How can Europe fund its space ambitions?

by Admin
How can Europe fund its space ambitions?

Europe is lagging behind in the space economy, and member states are calling for more public and private investment to remain competitive with global players – but challenges remain for the next Commission mandate and the sector first needs a new strategy to attract investors.


Following a profound transformation of the space industry over the last decade, the European model, based mainly on public support, has become obsolete in an emerging economy where the US, China and India are thriving.  

“This model is no longer adequate for today’s global, competitive space economy,” says the EU’s latest report on the single market, by former Italian president Enrico Letta.  

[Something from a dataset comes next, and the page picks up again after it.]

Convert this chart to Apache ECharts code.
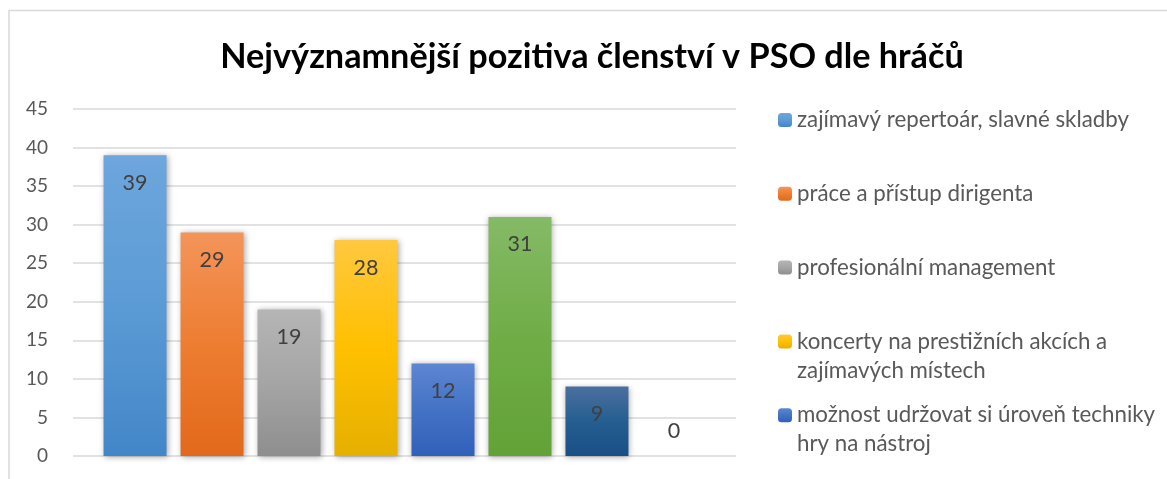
<!DOCTYPE html>
<html>
<head>
<meta charset="utf-8">
<script src="https://cdn.jsdelivr.net/npm/echarts@6/dist/echarts.min.js"></script>
<style>
  html, body { margin: 0; padding: 0; background: #ffffff; }
  #chart { width: 1167px; height: 479px; }
</style>
</head>
<body>
<div id="chart"></div>
<script>
// data
const titleText = 'Nejvýznamnější pozitiva členství v PSO dle hráčů';
const seriesNames = [
  'zajímavý repertoár, slavné skladby',
  'práce a přístup dirigenta',
  'profesionální management',
  'koncerty na prestižních akcích a\nzajímavých místech',
  'možnost udržovat si úroveň techniky\nhry na nástroj',
];
const seriesValues = [39, 29, 19, 28, 12, 31, 9, 0];
const yTicks = { min: 0, max: 45, interval: 5 };

// excel style gradients: top, middle, bottom
const barColors = [
  ['#6EA6DD', '#5B9BD5', '#4386C8'],
  ['#F4945A', '#ED7D31', '#E2691B'],
  ['#B5B5B5', '#A5A5A5', '#8E8E8E'],
  ['#FFC83F', '#FFC000', '#E6B000'],
  ['#5D86D3', '#4472C4', '#3060BA'],
  ['#85BA66', '#70AD47', '#62A236'],
  ['#4C6F9E', '#255E91', '#1A4F85'],
  ['#B0561A', '#9E480E', '#8A3C08'],
];

const FONT = 'Lato, "Noto Sans", sans-serif';
const myChart = echarts.init(document.getElementById('chart'));

function grad(c) {
  return new echarts.graphic.LinearGradient(0, 0, 0, 1, [
    { offset: 0, color: c[0] },
    { offset: 0.5, color: c[1] },
    { offset: 1, color: c[2] },
  ]);
}

const series = seriesValues.map((v, i) => ({
  name: seriesNames[i] || ('s' + i),
  type: 'bar',
  barWidth: 63,
  barGap: '22.2%',
  data: [v === 0
    ? { value: v, label: { position: 'top', distance: 14 } }
    : v],
  itemStyle: {
    color: grad(barColors[i]),
    shadowBlur: 6,
    shadowColor: 'rgba(0,0,0,0.35)',
    shadowOffsetX: 1,
    shadowOffsetY: 1,
  },
  label: {
    show: true,
    position: 'insideTop',
    distance: 17,
    color: '#404040',
    fontSize: 21.5,
    lineHeight: 21,
    fontFamily: FONT,
  },
  emphasis: { disabled: true },
}));

// one legend block per entry; two-line names get an empty leading line
// so the icon lines up with their first line, like in excel
const legends = seriesNames.map((name, i) => {
  const lines = name.split('\n').length;
  const pad = (lines - 1) * 29;
  const y = 120 + 73.8 * i;
  return {
    orient: 'vertical',
    left: 778,
    top: y - 14.5 - pad,
    padding: 0,
    itemWidth: 14,
    itemHeight: 14,
    selectedMode: false,
    data: [name],
    formatter: (n) => (lines > 1 ? ' \n' : '') + n,
    textStyle: {
      fontSize: 22.3,
      lineHeight: 29,
      color: '#595959',
      fontFamily: FONT,
    },
  };
});

const option = {
  animation: false,
  title: {
    text: titleText,
    left: 592,
    top: 40,
    textAlign: 'center',
    padding: 0,
    textStyle: {
      fontSize: 34.2,
      lineHeight: 34,
      fontWeight: 'bold',
      color: '#000000',
      fontFamily: FONT,
    },
  },
  legend: legends,
  grid: {
    left: 73,
    right: 431,
    top: 109,
    bottom: 23,
    containLabel: false,
  },
  xAxis: {
    type: 'category',
    data: [''],
    axisLine: { show: false },
    axisTick: { show: false },
    axisLabel: { show: false },
  },
  yAxis: {
    type: 'value',
    min: yTicks.min,
    max: yTicks.max,
    interval: yTicks.interval,
    axisLine: { show: false },
    axisTick: { show: false },
    axisLabel: {
      margin: 25,
      fontSize: 19,
      color: '#595959',
      fontFamily: FONT,
    },
    splitLine: {
      lineStyle: { color: '#D9D9D9', width: 1.5 },
    },
  },
  graphic: [{
    type: 'rect',
    shape: { x: 9, y: 10.5, width: 1400, height: 800 },
    style: { fill: 'none', stroke: '#D9D9D9', lineWidth: 1.5 },
    silent: true,
  }],
  series: series,
};

myChart.setOption(option);
window.addEventListener('resize', () => myChart.resize());
</script>
</body>
</html>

Most industrial resources are now concentrated in a few countries and companies with the capacity to build, launch and operate large space systems, which hinders growth and fragments Europe’s potential in the global market.     

“We are far behind the others and should not spend so much time trying to mimic what is already on the market in terms of technologies,” Reinhilde Veugelers, senior fellow at Brussels-based economic think tank Bruegel told Euronews.   

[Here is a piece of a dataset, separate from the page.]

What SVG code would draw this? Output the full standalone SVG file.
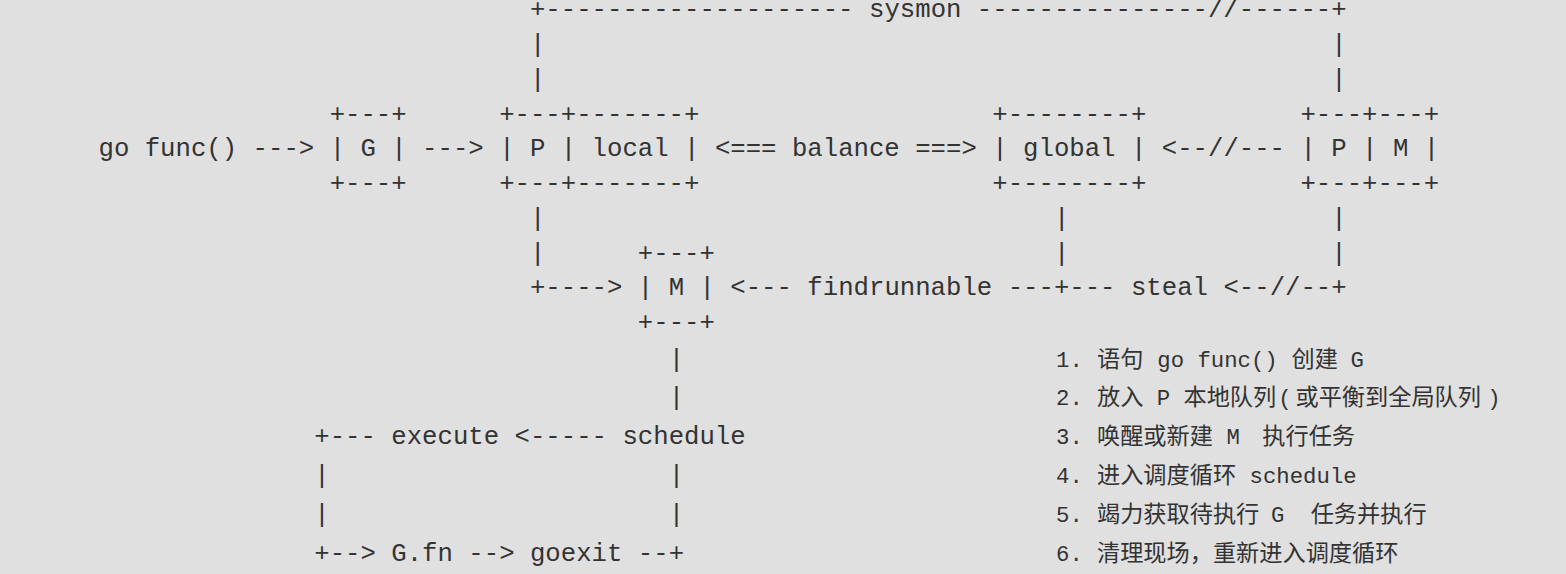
<svg xmlns="http://www.w3.org/2000/svg" width="1566" height="574" viewBox="0 0 1566 574">
<style>
text{font-family:"Liberation Mono","Courier New","Noto Sans CJK SC",monospace;font-size:25.68px;fill:#333}
.l{font-size:22.3px}
.c{font-family:"Liberation Mono","Noto Sans CJK SC",sans-serif;font-size:23.2px}
</style>
<rect width="1566" height="574" fill="#e0e0e0"/>
<g id="connectors">
<text x="529.98" y="17.3">+--------------------</text>
<text x="869.03" y="17.3">sysmon</text>
<text x="976.87" y="17.3">---------------//------+</text>
<text x="529.98" y="52">|</text><text x="1331.3" y="52">|</text>
<text x="529.98" y="86.8">|</text><text x="1331.3" y="86.8">|</text>
<text x="252.6" y="156.3">---&gt;</text>
<text x="422.11" y="156.3">---&gt;</text>
<text x="714.9" y="156.3">&lt;===</text>
<text x="791.95" y="156.3">balance</text>
<text x="915.23" y="156.3">===&gt;</text>
<text x="1161.79" y="156.3">&lt;--//---</text>
<text x="529.98" y="225.7">|</text><text x="1053.92" y="225.7">|</text><text x="1331.3" y="225.7">|</text>
<text x="529.98" y="260.5">|</text><text x="1053.92" y="260.5">|</text><text x="1331.3" y="260.5">|</text>
<text x="529.98" y="295.2">+----&gt;</text>
<text x="730.31" y="295.2">&lt;---</text>
<text x="807.36" y="295.2">findrunnable</text>
<text x="1007.69" y="295.2">---+---</text>
<text x="1130.97" y="295.2">steal</text>
<text x="1223.43" y="295.2">&lt;--//--+</text>
<text x="668.67" y="366.5">|</text>
<text x="668.67" y="405.4">|</text>
<text x="314.24" y="444.3">+---</text>
<text x="514.57" y="444.3">&lt;-----</text>
<text x="314.24" y="483.2">|</text><text x="668.67" y="483.2">|</text>
<text x="314.24" y="522.1">|</text><text x="668.67" y="522.1">|</text>
<text x="314.24" y="561">+--&gt;</text>
<text x="468.34" y="561">--&gt;</text>
<text x="637.85" y="561">--+</text>
</g>
<g id="node-gofunc"><text x="98.5" y="156.3">go func()</text></g>
<g id="node-G">
<text x="329.65" y="121.5">+---+</text>
<text x="329.65" y="156.3">| G |</text>
<text x="329.65" y="191">+---+</text>
</g>
<g id="node-P-local">
<text x="499.16" y="121.5">+---+-------+</text>
<text x="499.16" y="156.3">| P | local |</text>
<text x="499.16" y="191">+---+-------+</text>
</g>
<g id="node-global">
<text x="992.28" y="121.5">+--------+</text>
<text x="992.28" y="156.3">| global |</text>
<text x="992.28" y="191">+--------+</text>
</g>
<g id="node-P-M">
<text x="1300.48" y="121.5">+---+---+</text>
<text x="1300.48" y="156.3">| P | M |</text>
<text x="1300.48" y="191">+---+---+</text>
</g>
<g id="node-M">
<text x="637.85" y="260.5">+---+</text>
<text x="637.85" y="295.2">| M |</text>
<text x="637.85" y="330">+---+</text>
</g>
<g id="node-execute"><text x="391.29" y="444.3">execute</text></g>
<g id="node-schedule"><text x="622.44" y="444.3">schedule</text></g>
<g id="node-Gfn"><text x="391.29" y="561">G.fn</text></g>
<g id="node-goexit"><text x="529.98" y="561">goexit</text></g>
<g id="legend">
<text y="366.5"><tspan class="l" x="1056">1. </tspan><tspan class="c" x="1097">语句 </tspan><tspan class="l" x="1157.3">go func() </tspan><tspan class="c" x="1291.5">创建 </tspan><tspan class="l" x="1350.5">G</tspan></text>
<text y="405.4"><tspan class="l" x="1056">2. </tspan><tspan class="c" x="1097">放入 </tspan><tspan class="l" x="1156.8">P </tspan><tspan class="c" x="1183.5">本地队列</tspan><tspan class="l" x="1278.3">(</tspan><tspan class="c" x="1295.5">或平衡到全局队列</tspan><tspan class="l" x="1487.3">)</tspan></text>
<text y="444.3"><tspan class="l" x="1056">3. </tspan><tspan class="c" x="1097">唤醒或新建 </tspan><tspan class="l" x="1226.4">M </tspan><tspan class="c" x="1262.3">执行任务</tspan></text>
<text y="483.2"><tspan class="l" x="1056">4. </tspan><tspan class="c" x="1097">进入调度循环 </tspan><tspan class="l" x="1249.6">schedule</tspan></text>
<text y="522.1"><tspan class="l" x="1056">5. </tspan><tspan class="c" x="1097">竭力获取待执行 </tspan><tspan class="l" x="1271">G </tspan><tspan class="c" x="1310.7">任务并执行</tspan></text>
<text y="561"><tspan class="l" x="1056">6. </tspan><tspan class="c" x="1097">清理现场，重新进入调度循环</tspan></text>
</g>
</svg>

“Europe needs to make sure that it has a well-functioning innovation system, because there are a lot of inventions that are not just dedicated to space, but come from other technologies,” she added.  

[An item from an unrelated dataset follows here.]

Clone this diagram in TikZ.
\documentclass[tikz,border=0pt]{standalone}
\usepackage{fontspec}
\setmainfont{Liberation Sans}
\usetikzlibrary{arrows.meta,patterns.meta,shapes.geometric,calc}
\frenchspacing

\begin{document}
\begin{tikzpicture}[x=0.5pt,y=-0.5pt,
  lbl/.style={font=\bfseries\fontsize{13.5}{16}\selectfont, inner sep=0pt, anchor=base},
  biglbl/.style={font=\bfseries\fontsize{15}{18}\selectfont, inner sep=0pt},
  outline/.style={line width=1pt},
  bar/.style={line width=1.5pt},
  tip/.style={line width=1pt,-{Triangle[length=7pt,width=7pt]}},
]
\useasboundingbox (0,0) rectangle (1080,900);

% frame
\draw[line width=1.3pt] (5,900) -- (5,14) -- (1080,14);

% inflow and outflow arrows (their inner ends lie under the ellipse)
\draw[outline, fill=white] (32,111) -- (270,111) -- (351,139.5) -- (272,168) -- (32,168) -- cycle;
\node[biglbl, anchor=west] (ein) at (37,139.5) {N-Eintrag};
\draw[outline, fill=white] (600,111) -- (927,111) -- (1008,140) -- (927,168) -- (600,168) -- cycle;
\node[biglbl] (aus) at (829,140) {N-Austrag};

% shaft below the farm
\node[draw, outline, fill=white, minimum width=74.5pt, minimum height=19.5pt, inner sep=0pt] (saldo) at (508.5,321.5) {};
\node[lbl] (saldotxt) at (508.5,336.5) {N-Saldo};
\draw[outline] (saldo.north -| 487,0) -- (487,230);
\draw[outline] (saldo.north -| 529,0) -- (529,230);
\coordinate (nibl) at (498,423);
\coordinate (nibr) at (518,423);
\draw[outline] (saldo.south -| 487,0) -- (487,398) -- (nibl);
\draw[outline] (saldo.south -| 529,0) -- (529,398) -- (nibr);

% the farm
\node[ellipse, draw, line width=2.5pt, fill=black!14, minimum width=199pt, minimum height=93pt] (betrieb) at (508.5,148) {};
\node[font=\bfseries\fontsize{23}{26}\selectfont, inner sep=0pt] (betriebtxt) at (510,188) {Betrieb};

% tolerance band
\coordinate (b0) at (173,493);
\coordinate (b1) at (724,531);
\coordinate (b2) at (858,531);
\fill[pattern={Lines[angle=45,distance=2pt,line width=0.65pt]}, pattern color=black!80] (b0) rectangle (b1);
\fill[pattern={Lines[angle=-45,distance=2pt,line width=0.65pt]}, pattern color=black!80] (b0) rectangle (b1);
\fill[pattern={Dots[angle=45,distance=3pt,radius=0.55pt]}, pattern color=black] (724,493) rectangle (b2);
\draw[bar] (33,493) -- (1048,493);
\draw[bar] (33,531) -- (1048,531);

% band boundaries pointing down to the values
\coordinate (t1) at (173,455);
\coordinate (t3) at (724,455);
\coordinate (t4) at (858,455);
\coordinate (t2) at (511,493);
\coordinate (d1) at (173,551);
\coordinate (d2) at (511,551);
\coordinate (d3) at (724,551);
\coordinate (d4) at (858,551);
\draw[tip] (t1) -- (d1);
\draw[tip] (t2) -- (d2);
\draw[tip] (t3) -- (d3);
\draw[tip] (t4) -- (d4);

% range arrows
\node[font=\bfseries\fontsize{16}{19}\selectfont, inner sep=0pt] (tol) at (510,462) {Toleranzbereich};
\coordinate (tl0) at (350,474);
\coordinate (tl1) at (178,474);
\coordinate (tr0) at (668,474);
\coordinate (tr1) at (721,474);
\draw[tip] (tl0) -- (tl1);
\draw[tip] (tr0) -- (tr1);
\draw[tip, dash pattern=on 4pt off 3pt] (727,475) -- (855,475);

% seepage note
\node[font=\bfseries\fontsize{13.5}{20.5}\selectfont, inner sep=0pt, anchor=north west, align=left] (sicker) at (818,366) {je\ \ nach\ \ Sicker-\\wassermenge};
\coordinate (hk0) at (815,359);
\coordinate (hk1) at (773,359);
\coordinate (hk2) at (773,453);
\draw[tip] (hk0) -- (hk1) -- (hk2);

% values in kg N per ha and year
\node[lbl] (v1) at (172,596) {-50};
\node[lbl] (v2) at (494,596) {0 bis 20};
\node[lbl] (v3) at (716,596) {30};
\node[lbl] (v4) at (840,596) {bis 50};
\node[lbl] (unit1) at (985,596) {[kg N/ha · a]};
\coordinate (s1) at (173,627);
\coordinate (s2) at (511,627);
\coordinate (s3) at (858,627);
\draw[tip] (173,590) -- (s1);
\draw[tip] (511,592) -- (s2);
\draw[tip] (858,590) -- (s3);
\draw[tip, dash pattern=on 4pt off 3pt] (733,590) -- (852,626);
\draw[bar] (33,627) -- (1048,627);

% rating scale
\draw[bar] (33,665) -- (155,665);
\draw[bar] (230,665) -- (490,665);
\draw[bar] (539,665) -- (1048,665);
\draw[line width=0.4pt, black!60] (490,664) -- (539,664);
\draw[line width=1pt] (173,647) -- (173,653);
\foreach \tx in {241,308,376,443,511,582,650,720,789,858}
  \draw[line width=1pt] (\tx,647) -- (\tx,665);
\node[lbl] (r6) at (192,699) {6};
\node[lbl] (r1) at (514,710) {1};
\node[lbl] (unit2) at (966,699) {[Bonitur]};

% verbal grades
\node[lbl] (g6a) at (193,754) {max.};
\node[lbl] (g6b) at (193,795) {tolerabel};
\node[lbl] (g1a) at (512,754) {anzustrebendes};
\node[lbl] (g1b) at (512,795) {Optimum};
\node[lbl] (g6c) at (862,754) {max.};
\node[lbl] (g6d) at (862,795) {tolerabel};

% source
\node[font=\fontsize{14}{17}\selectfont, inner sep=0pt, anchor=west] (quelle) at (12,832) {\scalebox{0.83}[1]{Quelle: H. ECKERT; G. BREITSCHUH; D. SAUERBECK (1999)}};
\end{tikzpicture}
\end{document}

According to Letta, if Europe wants to compete and achieve strategic autonomy, it needs to stimulate the injection of private capital, introduce common rules and balance the distribution of funds between different space activities and countries.  

‘Divide and rule’ not applicable

Until now, the European Space Agency (ESA), which is made up of most EU countries plus Canada, Norway, Switzerland and the United Kingdom, has operated on the principle that any investment made by a member is reciprocated proportionally through contracts with its national industry.  

An approach that has worked well for space exploration but may not be the best for commercial space. 

“We need the best long-term outcomes here, and whoever can deliver them should get them,” argues Veugelers.   

If this is done through consortia of several European companies of different sizes and expertise, so much the better. 

“With our procurement, we in Europe should definitely avoid ending up in a war where we each subsidise our own players,” says the Bruegel researcher.   

Instead of dividing efforts by retreating to the national level, a joint boost could be a better way forward for the European space economy.  

“[To grow], we may have to think about cooperative models and the so-called risk-sharing sector, which may not be as profitable, but would allow Europe to have its independent access to space and be competitive outside Europe,” Xavier Llairó, co-founder of Pangea Aerospace, which develops rocket engines, told Euronews.   

Speed up the game

For ESA director general Josef Aschbacher, working on agile procurement procedures should be part of Europe’s recipe for success in the coming years.  

“This is something that worries me, [the fact] that Europe is not at the same speed and volume in attracting funding,” Aschbacher told Euronews during the recent space ministers’ meeting in Brussels.   

ESA’s agenda for 2025 reflects these concerns, with commercialisation and attracting capital to the industry at the top of the list.   

“For me, you need three ingredients to succeed: a good idea, access to money and speed,” Aschbacher argued, adding that Europe already has the skills and talent.  

However, the sector has traditionally been risk-averse and has not been able to attract financial instruments.   


“We don’t want to crowd out private investors. We would like to boost where necessary,” says Helmut von Glasenapp, Secretary General of the Association of European Association of Long-Term Investors (ELTI), which represents public investors such as national promotional development banks and other financial institutions.   

But in general, only a few of these public investors have been asked by their shareholders to include both defence and space or both excluded from in their mandate. 

“Governments need to say what they want, and the second step is who should do it,” von Glasenapp stressed.  

Focus on your strengths

Europe’s access to space is temporarily being provided by Elon Musk’s SpaceX, one of the world’s most profitable start-ups, which currently leads the global market for launch services.    

The company is currently discussing the sale of existing shares in a deal that could value it at around $200bn [183.94bn], according to Bloomberg.  


“This is a company that can raise between one and two million euros a year from private investors, so we are talking about a different scale,” Llairó said, stressing that he thinks Europe is already late for these larger-scale projects.    

But as space is a sector where technology is linked to profitability, the bloc could instead focus on developing efficient engines at an affordable and competitive price, he says. There, public investment could support the development of the core of the launchers, the engines, and then private investment could help scale up the rest.    

The Bruegel researcher also sees scope in space manufacturing, where small and medium-sized enterprises can play a key role in European and international supply chains.    

“With some vision and the development of the right tools, I believe we can get back into the global race,” forecasts Llairó.